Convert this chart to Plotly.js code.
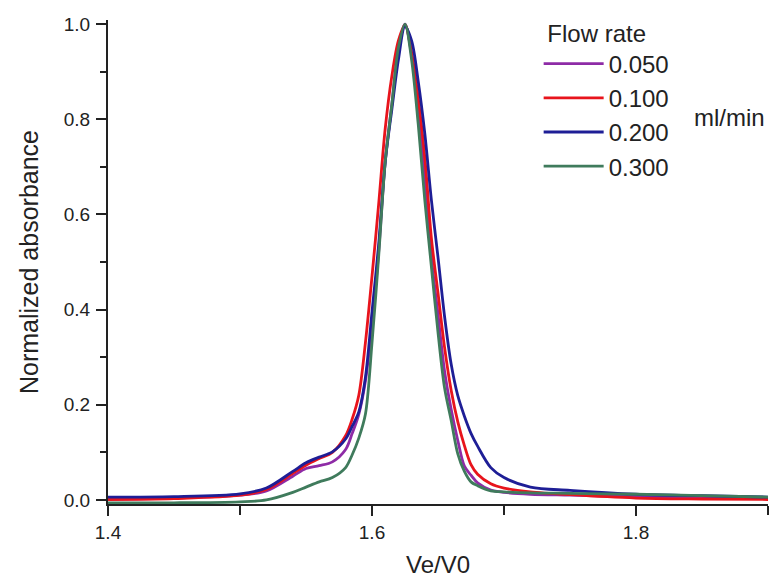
<!DOCTYPE html>
<html>
<head>
<meta charset="utf-8">
<script src="https://cdn.plot.ly/plotly-3.0.1.min.js"></script>
<style>html,body{margin:0;padding:0;background:#fff;}#chart{width:772px;height:579px;}</style>
</head>
<body>
<div id="chart"></div>
<script>
// Ve/V0 sample positions
const veV0 = [1.40, 1.45, 1.50, 1.52, 1.54, 1.55, 1.56, 1.57, 1.58, 1.585, 1.59, 1.595, 1.60, 1.605, 1.61, 1.615, 1.62, 1.625, 1.63, 1.635, 1.64, 1.645, 1.65, 1.655, 1.66, 1.665, 1.67, 1.675, 1.68, 1.69, 1.70, 1.72, 1.75, 1.80, 1.85, 1.90];

const flowLabels = ["0.050", "0.100", "0.200", "0.300"];

const abs050 = [0.002, 0.004, 0.010, 0.019, 0.050, 0.066, 0.072, 0.080, 0.106, 0.14, 0.18, 0.25, 0.37, 0.52, 0.71, 0.83, 0.945, 1.0, 0.935, 0.82, 0.68, 0.51, 0.39, 0.27, 0.19, 0.125, 0.071, 0.052, 0.036, 0.021, 0.016, 0.012, 0.010, 0.007, 0.005, 0.004];
const abs100 = [0.001, 0.003, 0.010, 0.022, 0.056, 0.073, 0.087, 0.100, 0.135, 0.17, 0.22, 0.33, 0.47, 0.62, 0.78, 0.89, 0.965, 0.998, 0.94, 0.845, 0.72, 0.55, 0.435, 0.32, 0.23, 0.164, 0.114, 0.074, 0.054, 0.034, 0.025, 0.017, 0.011, 0.004, 0.002, 0.001];
const abs200 = [0.006, 0.007, 0.013, 0.025, 0.060, 0.078, 0.090, 0.101, 0.128, 0.155, 0.185, 0.257, 0.395, 0.535, 0.71, 0.82, 0.925, 0.995, 0.965, 0.88, 0.77, 0.63, 0.51, 0.385, 0.285, 0.219, 0.176, 0.14, 0.113, 0.068, 0.047, 0.027, 0.020, 0.012, 0.009, 0.006];
const abs300 = [-0.006, -0.006, -0.004, 0.000, 0.016, 0.027, 0.038, 0.047, 0.068, 0.095, 0.13, 0.18, 0.33, 0.51, 0.71, 0.83, 0.95, 1.0, 0.925, 0.79, 0.63, 0.49, 0.352, 0.235, 0.167, 0.097, 0.06, 0.038, 0.03, 0.019, 0.017, 0.015, 0.014, 0.012, 0.009, 0.006];

const seriesValues = [abs050, abs100, abs200, abs300];
const seriesColors = ["#8E2BA6", "#E8141C", "#1E1E96", "#3F7B5C"];

const traces = seriesValues.map((vals, i) => ({
  x: veV0,
  y: vals,
  type: "scatter",
  mode: "lines",
  name: flowLabels[i],
  line: {color: seriesColors[i], width: 2.8, shape: "spline", smoothing: 0.9}
}));

const fontFam = "Liberation Sans, Arial, sans-serif";

const layout = {
  width: 772,
  height: 579,
  margin: {l: 108, r: 4, t: 20, b: 75},
  paper_bgcolor: "#fff",
  plot_bgcolor: "#fff",
  font: {family: fontFam, color: "#1a1a1a"},
  xaxis: {
    range: [1.4, 1.9],
    tickmode: "array",
    tickvals: [1.4, 1.6, 1.8],
    ticktext: ["1.4", "1.6", "1.8"],
    ticks: "outside",
    ticklen: 10,
    tickwidth: 2,
    tickcolor: "#222",
    minor: {tickvals: [1.5, 1.7, 1.9], ticks: "outside", ticklen: 9, tickwidth: 2, tickcolor: "#222"},
    showline: true,
    linecolor: "#222",
    linewidth: 2,
    showgrid: false,
    zeroline: false,
    tickfont: {size: 19, family: fontFam, color: "#222"},
    title: {text: "Ve/V0", font: {size: 24, family: fontFam, color: "#222"}, standoff: 14}
  },
  yaxis: {
    range: [-0.0085, 1.0085],
    tickmode: "array",
    tickvals: [0, 0.2, 0.4, 0.6, 0.8, 1.0],
    ticktext: ["0.0", "0.2", "0.4", "0.6", "0.8", "1.0"],
    ticks: "outside",
    ticklen: 10,
    tickwidth: 2,
    tickcolor: "#222",
    ticklabelstandoff: 2,
    minor: {tickvals: [0.1, 0.3, 0.5, 0.7, 0.9], ticks: "outside", ticklen: 6, tickwidth: 2, tickcolor: "#222"},
    showline: true,
    linecolor: "#222",
    linewidth: 2,
    showgrid: false,
    zeroline: false,
    tickfont: {size: 19, family: fontFam, color: "#222"},
    title: {text: "Normalized absorbance", font: {size: 25, family: fontFam, color: "#222"}, standoff: 18}
  },
  showlegend: true,
  legend: {
    x: 0.6525,
    y: 1.02,
    xanchor: "left",
    yanchor: "top",
    bgcolor: "rgba(0,0,0,0)",
    borderwidth: 0,
    itemwidth: 60,
    tracegroupgap: 0,
    font: {size: 24, family: fontFam, color: "#222"},
    title: {text: "\u00A0Flow rate", font: {size: 24, family: fontFam, color: "#222"}}
  },
  annotations: [{
    xref: "paper", yref: "paper",
    x: (692 - 108) / 660, y: (504 - 117) / 484,
    xanchor: "left", yanchor: "middle",
    text: "ml/min", showarrow: false,
    font: {size: 24, family: fontFam, color: "#222"}
  }]
};

Plotly.newPlot("chart", traces, layout, {displayModeBar: false, staticPlot: true});
</script>
</body>
</html>
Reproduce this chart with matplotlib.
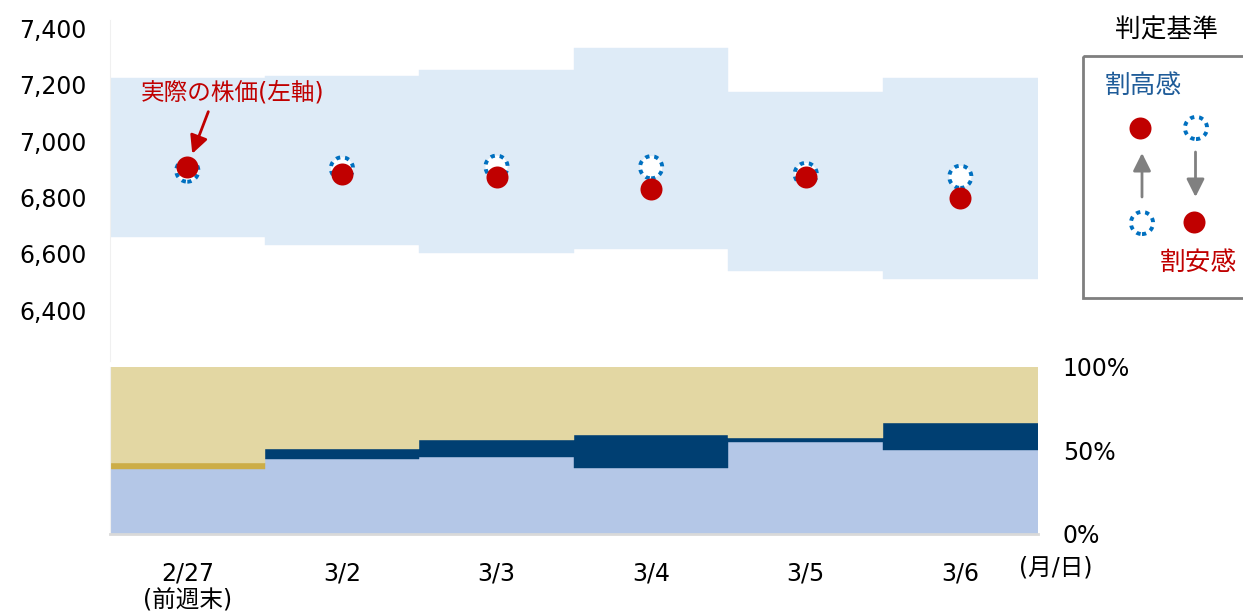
import numpy as np
import matplotlib
matplotlib.use('Agg')
import matplotlib.pyplot as plt
from matplotlib.patches import Rectangle

plt.rcParams['font.family'] = ['DejaVu Sans', 'Noto Sans CJK JP']

# --- data ---
dates = ['2/27\n(前週末)', '3/2', '3/3', '3/4', '3/5', '3/6']
band_high = [7224, 7231, 7252, 7330, 7174, 7224]   # upper edge of fair range
band_low = [6659, 6630, 6604, 6617, 6540, 6510]    # lower edge of fair range
actual_price = [6909, 6882, 6873, 6831, 6873, 6797]
fair_price = [6895, 6903, 6909, 6907, 6883, 6873]

# lower panel shares (%)
share_low = [39.1, 45.2, 46.4, 39.4, 55.2, 50.0]
share_mid = [3.6, 5.9, 9.6, 20.0, 2.0, 16.5]
share_high = [57.3, 48.9, 44.0, 40.6, 42.8, 33.5]

price_ticks = [6400, 6600, 6800, 7000, 7200, 7400]
share_ticks = [0, 50, 100]

RED = '#c00000'
BLUE = '#0070c0'
DOTS = (0, (1.1, 1.25))
FS = 17

fig = plt.figure(figsize=(12.43, 6.14), dpi=100)
x = np.arange(len(dates))

# --- upper panel: price range and prices ---
ax = fig.add_axes([0.0885, 0.4124, 0.7463, 0.5552])
lo = np.array(band_low)
hi = np.array(band_high)
ax.bar(x, hi - lo, bottom=lo, width=1.0, color='#deebf7',
       edgecolor='#deebf7', linewidth=0.3, zorder=1)
ax.scatter(x, fair_price, s=255, facecolor='white', edgecolor=BLUE,
           linewidth=2.8, linestyle=DOTS, zorder=3)
ax.scatter(x, actual_price, s=251, color=RED, linewidth=0, zorder=4)

ax.set_xlim(-0.5, len(dates) - 0.5)
ax.set_ylim(6220, 7430)
ax.set_yticks(price_ticks)
ax.set_yticklabels([f'{v:,}' for v in price_ticks])
ax.tick_params(axis='y', length=0, pad=16.6, labelsize=FS)
ax.set_xticks([])
for s in ['top', 'right', 'bottom']:
    ax.spines[s].set_visible(False)
ax.spines['left'].set_color('#f0f0f0')
ax.patch.set_alpha(0)

ax.annotate('実際の株価(左軸)', xy=(0, actual_price[0]), xytext=(45, 74),
            textcoords='offset pixels', ha='center', va='center',
            color=RED, fontsize=17)
ax.annotate('', xy=(0, actual_price[0]), xytext=(21, 55),
            textcoords='offset pixels',
            arrowprops=dict(arrowstyle='-|>', color=RED, lw=2,
                            mutation_scale=27, shrinkA=0, shrinkB=10),
            zorder=5)

# --- lower panel: stacked shares ---
ax2 = fig.add_axes([0.0885, 0.1303, 0.7463, 0.272])
mid_colors = ['#ccad47'] + ['#003f72'] * (len(dates) - 1)
low = np.array(share_low)
mid = np.array(share_mid)
ax2.bar(x, share_low, width=1.0, color='#b4c7e7', edgecolor='#b4c7e7', linewidth=0.3)
ax2.bar(x, share_mid, bottom=low, width=1.0, color=mid_colors,
        edgecolor=mid_colors, linewidth=0.3)
ax2.bar(x, share_high, bottom=low + mid, width=1.0, color='#e3d7a3',
        edgecolor='#e3d7a3', linewidth=0.3)

ax2.set_xlim(-0.5, len(dates) - 0.5)
ax2.set_ylim(0, 100)
ax2.yaxis.tick_right()
ax2.set_yticks(share_ticks)
ax2.set_yticklabels([f'{v}%' for v in share_ticks])
ax2.tick_params(axis='y', length=0, pad=18, labelsize=FS)
ax2.set_xticks(x)
ax2.set_xticklabels(dates)
ax2.tick_params(axis='x', length=0, pad=19.5, labelsize=FS)
for s in ['top', 'right']:
    ax2.spines[s].set_visible(False)
ax2.spines['bottom'].set_color('#d9d9d9')
ax2.spines['bottom'].set_linewidth(2)
ax2.spines['left'].set_color('#f0f0f0')

fig.text(1056 / 1243, 1 - 567 / 614, '(月/日)', ha='center', va='center', fontsize=FS)

# --- legend box (pixel coordinates) ---
lax = fig.add_axes([0, 0, 1, 1])
lax.set_xlim(0, 1243)
lax.set_ylim(614, 0)
lax.axis('off')
lax.add_patch(Rectangle((1083, 55.7), 220, 242, fill=False, edgecolor='#7f7f7f',
                        lw=2, clip_on=False))
lax.text(1167, 31, '判定基準', ha='center', va='center', fontsize=18.5)
lax.text(1143, 86, '割高感', ha='center', va='center', fontsize=18.5, color='#1f5c99')
lax.text(1198, 263, '割安感', ha='center', va='center', fontsize=18.5, color=RED)
lax.scatter([1140, 1194], [128, 222], s=251, color=RED, linewidth=0, zorder=4)
lax.scatter([1196, 1142], [128, 223], s=255, facecolor='white', edgecolor=BLUE,
            linewidth=2.8, linestyle=DOTS, zorder=3)
arrow = dict(arrowstyle='-|>', color='#808080', lw=2, mutation_scale=27,
             shrinkA=0, shrinkB=0)
lax.annotate('', xy=(1142, 153), xytext=(1142, 197), arrowprops=arrow)
lax.annotate('', xy=(1195.5, 197), xytext=(1195.5, 152), arrowprops=arrow)

fig.savefig('out.png', dpi=100)
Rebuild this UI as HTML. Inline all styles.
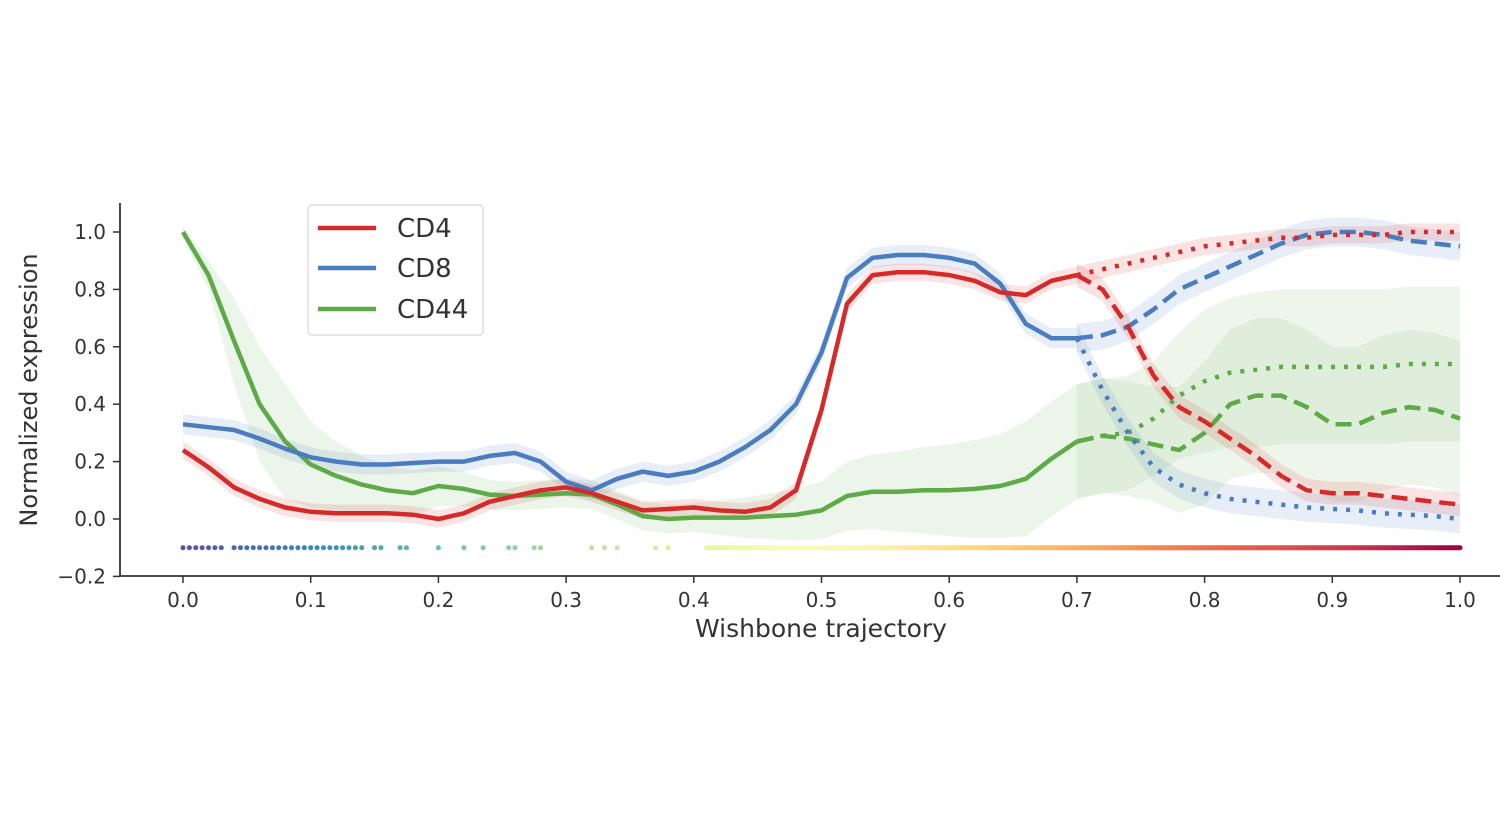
<!DOCTYPE html>
<html><head><meta charset="utf-8"><style>
html,body{margin:0;padding:0;background:#fff;}
svg{display:block;font-family:"DejaVu Sans","Liberation Sans",sans-serif;}
</style></head><body>
<svg id="chart" width="1500" height="839" viewBox="0 0 1500 839" xmlns="http://www.w3.org/2000/svg">
<g id="bands"></g>
<g id="lines"></g>
<g id="strip"></g>
<g id="axes"></g>
<g>
<rect x="308" y="205" width="175" height="130" rx="4" fill="#fff" fill-opacity="0.85" stroke="#ddd" stroke-width="1.5"/>
<line x1="318" y1="228" x2="376" y2="228" stroke="#d62a2a" stroke-width="4.5"/>
<text x="397" y="237" font-size="26" fill="#333">CD4</text>
<line x1="318" y1="268" x2="376" y2="268" stroke="#4a7cc0" stroke-width="4.5"/>
<text x="397" y="277" font-size="26" fill="#333">CD8</text>
<line x1="318" y1="309" x2="376" y2="309" stroke="#5daa46" stroke-width="4.5"/>
<text x="397" y="318" font-size="26" fill="#333">CD44</text>
</g>
<text x="821" y="637" font-size="25" fill="#333" text-anchor="middle">Wishbone trajectory</text>
<text transform="translate(37,390) rotate(-90)" font-size="24" fill="#333" text-anchor="middle">Normalized expression</text>
</svg>
<script>
const trunkX = [0,0.02,0.04,0.06,0.08,0.10,0.12,0.14,0.16,0.18,0.20,0.22,0.24,0.26,0.28,0.30,0.32,0.34,0.36,0.38,0.40,0.42,0.44,0.46,0.48,0.50,0.52,0.54,0.56,0.58,0.60,0.62,0.64,0.66,0.68,0.70];
const cd4Trunk = [0.24,0.18,0.11,0.07,0.04,0.025,0.02,0.02,0.02,0.015,0.0,0.02,0.06,0.08,0.10,0.11,0.09,0.06,0.03,0.035,0.04,0.03,0.025,0.04,0.10,0.38,0.75,0.85,0.86,0.86,0.85,0.83,0.79,0.78,0.83,0.85];
const cd8Trunk = [0.33,0.32,0.31,0.28,0.245,0.215,0.20,0.19,0.19,0.195,0.20,0.20,0.22,0.23,0.20,0.13,0.10,0.14,0.165,0.15,0.165,0.20,0.25,0.31,0.40,0.58,0.84,0.91,0.92,0.92,0.91,0.89,0.82,0.68,0.63,0.63];
const cd44Trunk = [1.0,0.85,0.62,0.40,0.27,0.19,0.15,0.12,0.10,0.09,0.115,0.105,0.085,0.08,0.085,0.09,0.085,0.05,0.01,0.0,0.005,0.005,0.005,0.01,0.015,0.03,0.08,0.095,0.095,0.10,0.10,0.105,0.115,0.14,0.21,0.27];
const cd44TrunkErr = [0.02,0.05,0.15,0.2,0.2,0.15,0.12,0.1,0.08,0.08,0.07,0.06,0.05,0.05,0.05,0.05,0.05,0.05,0.05,0.05,0.05,0.06,0.07,0.08,0.09,0.1,0.12,0.13,0.14,0.15,0.16,0.17,0.18,0.2,0.2,0.2];
const branchX = [0.70,0.72,0.74,0.76,0.78,0.80,0.82,0.84,0.86,0.88,0.90,0.92,0.94,0.96,0.98,1.0];
const cd4Dotted = [0.85,0.87,0.89,0.91,0.93,0.95,0.96,0.97,0.98,0.98,0.99,0.99,0.99,1.0,1.0,1.0];
const cd8Dotted = [0.63,0.45,0.30,0.18,0.12,0.09,0.07,0.06,0.05,0.04,0.035,0.03,0.02,0.015,0.01,0.0];
const cd44Dotted = [0.27,0.29,0.30,0.35,0.43,0.48,0.51,0.52,0.53,0.53,0.53,0.53,0.53,0.54,0.54,0.54];
const cd4Dashed = [0.85,0.80,0.67,0.50,0.39,0.34,0.28,0.22,0.15,0.10,0.09,0.09,0.08,0.07,0.06,0.05];
const cd8Dashed = [0.63,0.64,0.67,0.73,0.80,0.84,0.88,0.92,0.96,0.99,1.0,1.0,0.99,0.97,0.96,0.95];
const cd44Dashed = [0.27,0.29,0.28,0.26,0.24,0.30,0.40,0.43,0.43,0.39,0.33,0.33,0.37,0.39,0.38,0.35];
const cd44BranchErr = [0.2,0.2,0.2,0.2,0.22,0.25,0.26,0.27,0.27,0.27,0.27,0.27,0.27,0.27,0.27,0.27];
const stripDots = [0,0.005,0.01,0.015,0.02,0.025,0.03,0.04,0.045,0.05,0.055,0.06,0.065,0.07,0.075,0.08,0.085,0.09,0.095,0.1,0.105,0.11,0.115,0.12,0.125,0.13,0.135,0.14,0.15,0.155,0.17,0.175,0.2,0.22,0.235,0.255,0.26,0.275,0.28,0.32,0.33,0.34,0.37,0.38];
const xTicks = [0,0.1,0.2,0.3,0.4,0.5,0.6,0.7,0.8,0.9,1.0];
const yTicks = [-0.2,0,0.2,0.4,0.6,0.8,1.0];

const NS = "http://www.w3.org/2000/svg";
const X = v => 183 + v*1277;
const Y = v => 519 - v*287;
const RED="#d62a2a", BLUE="#4a7cc0", GREEN="#5daa46";
function mk(tag, attrs, parent){const e=document.createElementNS(NS,tag);for(const k in attrs)e.setAttribute(k,attrs[k]);parent.appendChild(e);return e;}
function pts(xs, ys){return xs.map((x,i)=>X(x).toFixed(1)+","+Y(ys[i]).toFixed(1)).join(" ");}
function bandPts(xs, ys, err){const up=xs.map((x,i)=>X(x).toFixed(1)+","+Y(ys[i]+(Array.isArray(err)?err[i]:err)).toFixed(1));const lo=xs.map((x,i)=>X(x).toFixed(1)+","+Y(ys[i]-(Array.isArray(err)?err[i]:err)).toFixed(1)).reverse();return up.concat(lo).join(" ");}
const bands=document.getElementById('bands'), lines=document.getElementById('lines');
function band(xs,ys,err,color,name,op){const p=mk('polygon',{points:bandPts(xs,ys,err),fill:color,'fill-opacity':op||0.13},bands);

}
function line(xs,ys,color,dash,name){const a={points:pts(xs,ys),fill:'none',stroke:color,'stroke-width':4.5,'stroke-linejoin':'round'};if(dash)a['stroke-dasharray']=dash;const l=mk('polyline',a,lines);

}
band(trunkX,cd44Trunk,cd44TrunkErr,GREEN,'cd44-trunk-band',0.12);
band(branchX,cd44Dotted,cd44BranchErr,GREEN,'cd44-dotted-band',0.1);
band(branchX,cd44Dashed,cd44BranchErr,GREEN,'cd44-dashed-band',0.1);
band(trunkX,cd8Trunk,0.035,BLUE,'cd8-trunk-band');
band(branchX,cd8Dotted,0.05,BLUE,'cd8-dotted-band');
band(branchX,cd8Dashed,0.05,BLUE,'cd8-dashed-band');
band(trunkX,cd4Trunk,0.03,RED,'cd4-trunk-band');
band(branchX,cd4Dotted,0.03,RED,'cd4-dotted-band');
band(branchX,cd4Dashed,0.04,RED,'cd4-dashed-band');
line(trunkX,cd44Trunk,GREEN,null,'cd44-trunk-line');
line(branchX,cd44Dotted,GREEN,'4 9','cd44-dotted-line');
line(branchX,cd44Dashed,GREEN,'16 8','cd44-dashed-line');
line(trunkX,cd8Trunk,BLUE,null,'cd8-trunk-line');
line(branchX,cd8Dotted,BLUE,'4 9','cd8-dotted-line');
line(branchX,cd8Dashed,BLUE,'16 8','cd8-dashed-line');
line(trunkX,cd4Trunk,RED,null,'cd4-trunk-line');
line(branchX,cd4Dotted,RED,'4 9','cd4-dotted-line');
line(branchX,cd4Dashed,RED,'16 8','cd4-dashed-line');

const cmap=["#5e4fa2","#3288bd","#66c2a5","#abdda4","#e6f598","#ffffbf","#fee08b","#fdae61","#f46d43","#d53e4f","#9e0142"];
function hex(c){return [1,3,5].map(i=>parseInt(c.substr(i,2),16));}
function col(t){t=Math.max(0,Math.min(1,t))*10;const i=Math.min(9,Math.floor(t)),f=t-i;const a=hex(cmap[i]),b=hex(cmap[i+1]);return "rgb("+a.map((v,k)=>Math.round(v+(b[k]-v)*f)).join(",")+")";}
const strip=document.getElementById('strip');
const defs=mk('defs',{},strip);
const lg=mk('linearGradient',{id:'sg',x1:X(0.41),x2:X(1),y1:0,y2:0,gradientUnits:'userSpaceOnUse'},defs);
for(let i=0;i<=10;i++){const t=0.41+0.59*i/10;mk('stop',{offset:i/10,'stop-color':col(t)},lg);}
const sl=mk('line',{x1:X(0.41),x2:X(1),y1:Y(-0.1),y2:Y(-0.1),stroke:'url(#sg)','stroke-width':5,'stroke-linecap':'round'},strip);


stripDots.forEach(d=>{const c=mk('circle',{cx:X(d),cy:Y(-0.1),r:2.5,fill:col(d)},strip);

});

const ax=document.getElementById('axes');
mk('line',{x1:120,y1:203,x2:120,y2:576,stroke:'#333','stroke-width':1.8},ax);
mk('line',{x1:120,y1:576,x2:1500,y2:576,stroke:'#333','stroke-width':1.8},ax);
yTicks.forEach(v=>{const y=Y(v);mk('line',{x1:113,y1:y,x2:120,y2:y,stroke:'#333','stroke-width':1.5},ax);
const t=mk('text',{x:106,y:y+7,'font-size':20,fill:'#333','text-anchor':'end'},ax);t.textContent=(v<0?"\u22120.2":v.toFixed(1));

});
xTicks.forEach(v=>{const x=X(v);mk('line',{x1:x,y1:576,x2:x,y2:583,stroke:'#333','stroke-width':1.5},ax);
const t=mk('text',{x:x,y:607,'font-size':20,fill:'#333','text-anchor':'middle'},ax);t.textContent=v.toFixed(1);

});
</script>
</body></html>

....

Pictures are excluded: retype only the lines from the beginning of the listing above through the line with "1.80, 1.85, 1.90];", both included.

Convert this chart to Plotly.js code.
<!DOCTYPE html>
<html>
<head>
<meta charset="utf-8">
<script src="https://cdn.plot.ly/plotly-3.0.1.min.js"></script>
<style>html,body{margin:0;padding:0;background:#fff;}#chart{width:772px;height:579px;}</style>
</head>
<body>
<div id="chart"></div>
<script>
// Ve/V0 sample positions
const veV0 = [1.40, 1.45, 1.50, 1.52, 1.54, 1.55, 1.56, 1.57, 1.58, 1.585, 1.59, 1.595, 1.60, 1.605, 1.61, 1.615, 1.62, 1.625, 1.63, 1.635, 1.64, 1.645, 1.65, 1.655, 1.66, 1.665, 1.67, 1.675, 1.68, 1.69, 1.70, 1.72, 1.75, 1.80, 1.85, 1.90];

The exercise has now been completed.